We had a fantastic lunch at the Pub and picked-up a few live crab from the dock before our departure. I was asked to navigate around a hillside to avoid being noticed on the Radar and maintain 1000 feet before our big climb back to 1200. The engine sounded solid and I was confident we were to make it back without an unscheduled swim. We were soon back over Point Roberts and I asked Robin if we could fly over the Beach Grove Golf Club so I could take a few aerial pictures. As we were flying over our 3rd fairway Robin asked if I had any experience with mountain flying and quickly started to set the aircraft up to demonstrate a box-turn. I had read about this in books to get out of a canyon when there is no other option but.... too late the stall horn was blaring in my ear and the crab in the back seat were becoming unsettled. Well I hope they plant a tree on the golf course in my memory was my next thought....just of the 3rd tee would be a nice spot; maybe an Oak. The slip indicator was not looking normal and the stall horn was still blaring away and I was looking for something to hold onto before our spin into the turf. Captain Robin was a great Pilot and we landed safely back at his strip that suddenly appeared much wider, flatter, and inviting compared with our previous landing site.

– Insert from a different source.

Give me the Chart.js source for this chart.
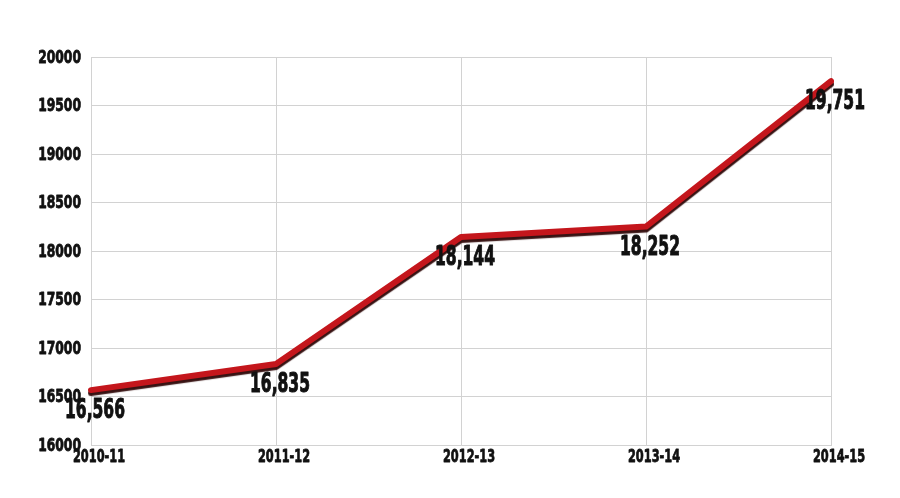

I am certain that Robin enjoyed any opportunity to not have to fly straight and level and talk to ATC.

What a great day we had together sharing a common bond for aviation and a good lunch at the Pub.

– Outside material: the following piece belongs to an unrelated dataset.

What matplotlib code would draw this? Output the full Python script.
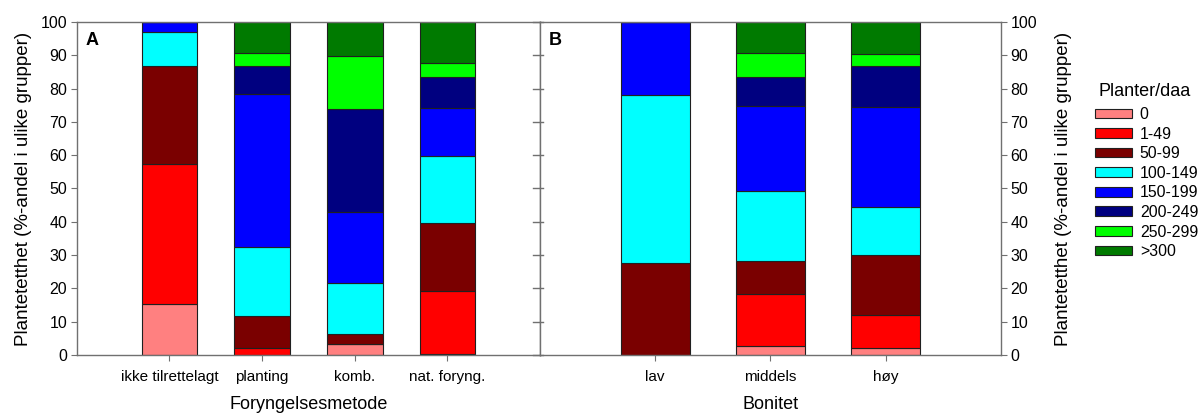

Gone now but never forgotten. Thank you Captain Robin Lamb.

The most patient parent in the universe

June 18, 2012

 On many occasions, I had the privilege of watching Robin interact with love and infinite patience towards his little sons, Noah, Micah, and Daniel.   A trip to Hawaii in June of 2005 was particularly memorable.  It was utterly amazing to see Robin being ordered around by two-year-old Noah throughout our time there.  Robin's standard response to Noah's demands  was, "OK, Adolf!"  One  particular day,  Noah would lead Robin down the escalator, up the elevator, down the elevator, and up the escalator endlessly.  Manninagh, baby Micah and I were sitting at a lunch table at the upper end of their destination, and as they came into view, Robin would grin and say, "Gotta go," as Noah would race him to either an elevator or escalator for another descent. Robin only stopped the game when Noah said it was over!  The same tests of patience occurred at the beach with Noah running in out of the water relentlessly.   Robin was a tireless, gentle and patient daddy, good-humoured, and delighted by the whole adventure with his bossy little son.  

During the same vacation, Micah, then two months old, was colicky and inconsolable--except when Robin held him endlessly, letting Micah suck on the side of his thumb. Robin was happy just to have the baby at peace and never asked for someone to take Micah so he could have a break.

 I'm so sad that Robin has left everyone who loved and respected him, and left far too soon.  He had so much to offer his family, friends, and his children who adored him. He was a caring, loving dad who genuinely enjoyed his children's company.  But I'm consoled that our family has many good memories of great conversations with Robin, happy times celebrating family events, and watching Robin spend time with his sons, so that we can keep telling his little boys how much he loved them.